▸ Directions: Copy each line of the entries that contains the word "matplotlib".

▸ Material to process:
^^^^

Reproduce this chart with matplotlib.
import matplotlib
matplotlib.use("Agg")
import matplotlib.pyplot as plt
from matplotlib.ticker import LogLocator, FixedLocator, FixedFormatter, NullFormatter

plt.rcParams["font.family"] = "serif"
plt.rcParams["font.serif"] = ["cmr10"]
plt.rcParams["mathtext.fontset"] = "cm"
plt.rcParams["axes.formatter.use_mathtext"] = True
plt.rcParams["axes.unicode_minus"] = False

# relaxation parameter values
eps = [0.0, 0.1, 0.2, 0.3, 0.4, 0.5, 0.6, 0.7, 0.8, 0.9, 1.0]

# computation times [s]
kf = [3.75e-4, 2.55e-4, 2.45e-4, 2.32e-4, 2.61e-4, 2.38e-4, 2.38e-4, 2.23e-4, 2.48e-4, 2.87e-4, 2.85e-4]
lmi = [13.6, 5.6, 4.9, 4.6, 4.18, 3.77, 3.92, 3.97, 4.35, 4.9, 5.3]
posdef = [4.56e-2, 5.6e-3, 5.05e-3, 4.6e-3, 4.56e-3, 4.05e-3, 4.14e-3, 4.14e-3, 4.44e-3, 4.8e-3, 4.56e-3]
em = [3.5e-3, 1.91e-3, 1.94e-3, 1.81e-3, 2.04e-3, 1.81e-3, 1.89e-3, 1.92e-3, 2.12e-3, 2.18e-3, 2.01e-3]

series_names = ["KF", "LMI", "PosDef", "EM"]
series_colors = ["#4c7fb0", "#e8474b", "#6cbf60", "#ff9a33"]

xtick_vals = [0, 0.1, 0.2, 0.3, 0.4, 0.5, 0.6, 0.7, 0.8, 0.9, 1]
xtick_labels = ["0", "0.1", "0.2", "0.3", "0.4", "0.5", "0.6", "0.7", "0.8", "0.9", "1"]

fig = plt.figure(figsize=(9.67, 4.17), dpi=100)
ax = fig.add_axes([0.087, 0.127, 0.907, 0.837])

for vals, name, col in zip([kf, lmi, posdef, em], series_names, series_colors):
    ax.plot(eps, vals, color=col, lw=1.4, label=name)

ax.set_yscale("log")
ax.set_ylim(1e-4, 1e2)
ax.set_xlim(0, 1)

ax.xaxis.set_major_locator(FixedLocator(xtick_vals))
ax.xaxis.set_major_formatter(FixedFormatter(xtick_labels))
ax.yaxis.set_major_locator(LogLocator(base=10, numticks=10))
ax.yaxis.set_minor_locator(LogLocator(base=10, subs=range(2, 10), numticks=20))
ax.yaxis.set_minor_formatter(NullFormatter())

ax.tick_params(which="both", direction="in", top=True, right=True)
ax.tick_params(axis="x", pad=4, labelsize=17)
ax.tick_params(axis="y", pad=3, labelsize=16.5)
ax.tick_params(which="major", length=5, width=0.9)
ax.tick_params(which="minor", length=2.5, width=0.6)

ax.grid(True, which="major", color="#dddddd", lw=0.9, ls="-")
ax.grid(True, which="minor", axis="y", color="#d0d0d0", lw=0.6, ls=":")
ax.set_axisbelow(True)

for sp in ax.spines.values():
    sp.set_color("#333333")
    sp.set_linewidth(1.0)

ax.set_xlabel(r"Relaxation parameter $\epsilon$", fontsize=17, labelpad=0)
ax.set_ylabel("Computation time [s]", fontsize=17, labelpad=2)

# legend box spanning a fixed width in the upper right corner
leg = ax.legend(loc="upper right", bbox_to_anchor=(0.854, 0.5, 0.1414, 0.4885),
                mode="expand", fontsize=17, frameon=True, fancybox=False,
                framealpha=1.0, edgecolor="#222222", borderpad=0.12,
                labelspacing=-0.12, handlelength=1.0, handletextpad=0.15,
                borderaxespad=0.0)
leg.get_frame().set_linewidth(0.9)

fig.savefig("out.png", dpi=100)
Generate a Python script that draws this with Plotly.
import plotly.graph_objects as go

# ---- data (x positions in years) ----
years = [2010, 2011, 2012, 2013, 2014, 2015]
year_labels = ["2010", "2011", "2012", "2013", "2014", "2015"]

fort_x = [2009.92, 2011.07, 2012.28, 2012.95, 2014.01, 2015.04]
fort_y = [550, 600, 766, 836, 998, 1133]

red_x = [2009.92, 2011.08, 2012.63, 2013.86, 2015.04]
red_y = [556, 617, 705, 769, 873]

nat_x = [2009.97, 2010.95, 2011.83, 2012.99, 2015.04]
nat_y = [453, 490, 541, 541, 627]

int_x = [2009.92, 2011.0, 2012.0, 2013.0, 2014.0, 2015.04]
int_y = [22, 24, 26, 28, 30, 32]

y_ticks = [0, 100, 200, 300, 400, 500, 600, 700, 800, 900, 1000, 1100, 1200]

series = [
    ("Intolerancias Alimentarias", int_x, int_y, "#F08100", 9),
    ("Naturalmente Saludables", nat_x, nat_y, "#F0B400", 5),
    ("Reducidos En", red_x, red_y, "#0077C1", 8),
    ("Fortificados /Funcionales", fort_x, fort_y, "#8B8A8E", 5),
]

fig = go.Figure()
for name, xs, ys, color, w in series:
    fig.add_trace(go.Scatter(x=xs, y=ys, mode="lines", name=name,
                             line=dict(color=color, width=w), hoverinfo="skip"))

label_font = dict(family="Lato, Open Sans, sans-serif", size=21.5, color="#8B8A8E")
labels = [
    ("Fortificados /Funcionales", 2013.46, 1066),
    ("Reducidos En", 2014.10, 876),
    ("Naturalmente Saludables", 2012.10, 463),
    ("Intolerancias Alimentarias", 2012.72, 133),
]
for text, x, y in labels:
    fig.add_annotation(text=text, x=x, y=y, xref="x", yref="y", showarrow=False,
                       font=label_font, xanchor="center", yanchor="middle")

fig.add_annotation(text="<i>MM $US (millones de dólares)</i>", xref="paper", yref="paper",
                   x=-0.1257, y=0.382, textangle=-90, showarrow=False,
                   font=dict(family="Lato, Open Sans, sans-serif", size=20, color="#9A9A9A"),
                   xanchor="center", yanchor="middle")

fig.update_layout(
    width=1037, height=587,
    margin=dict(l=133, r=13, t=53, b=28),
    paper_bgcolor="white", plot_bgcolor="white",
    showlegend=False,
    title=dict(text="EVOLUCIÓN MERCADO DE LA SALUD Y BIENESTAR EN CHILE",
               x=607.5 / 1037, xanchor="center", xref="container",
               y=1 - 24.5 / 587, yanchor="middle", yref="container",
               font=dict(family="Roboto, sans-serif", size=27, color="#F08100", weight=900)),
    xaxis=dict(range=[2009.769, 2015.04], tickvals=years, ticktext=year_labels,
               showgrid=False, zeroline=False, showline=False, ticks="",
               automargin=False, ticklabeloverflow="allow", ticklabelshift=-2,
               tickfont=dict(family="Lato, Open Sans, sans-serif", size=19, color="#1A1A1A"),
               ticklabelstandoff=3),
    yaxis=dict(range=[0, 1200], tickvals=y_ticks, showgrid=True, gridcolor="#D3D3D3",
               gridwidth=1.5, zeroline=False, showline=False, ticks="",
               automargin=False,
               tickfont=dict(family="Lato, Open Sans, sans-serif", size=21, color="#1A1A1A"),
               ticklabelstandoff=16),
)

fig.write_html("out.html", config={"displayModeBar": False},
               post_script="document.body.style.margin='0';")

^^^^

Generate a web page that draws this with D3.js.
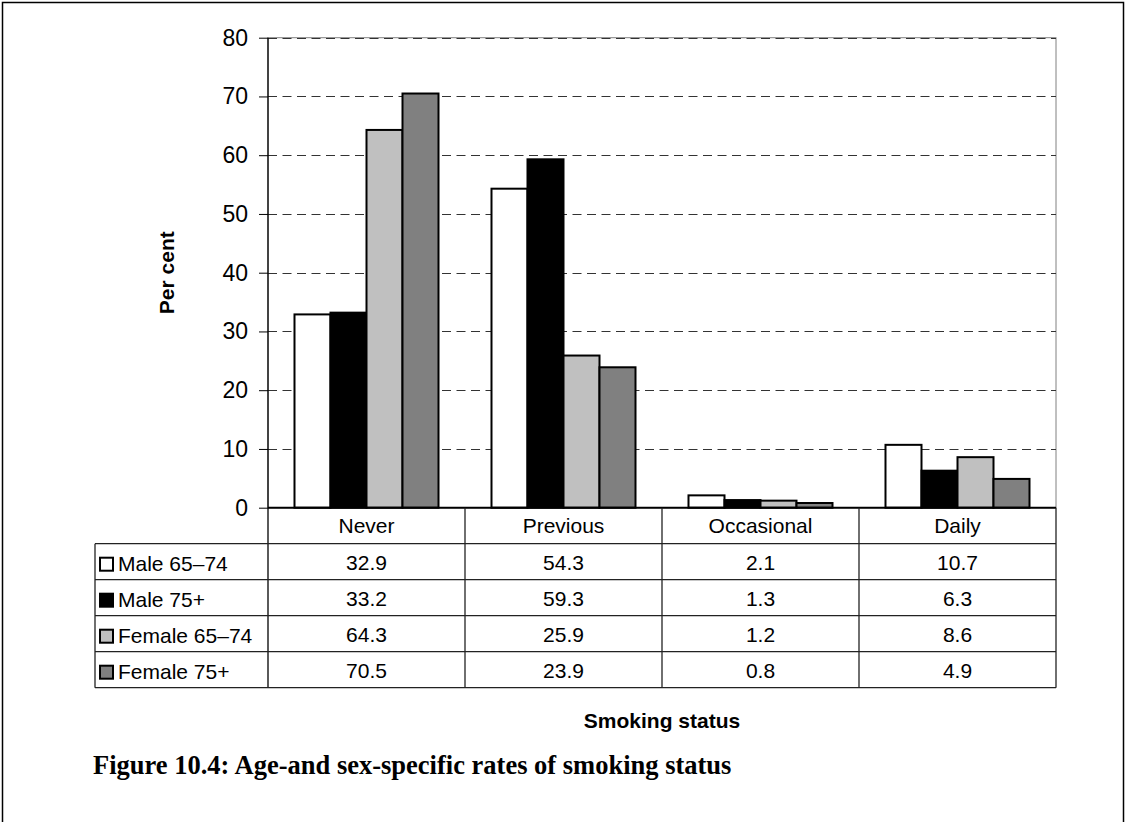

^^^^

▸ The solution:
Reproduce this chart with matplotlib.
import matplotlib
matplotlib.use("Agg")
import matplotlib.pyplot as plt
from matplotlib.ticker import LogLocator, FixedLocator, FixedFormatter, NullFormatter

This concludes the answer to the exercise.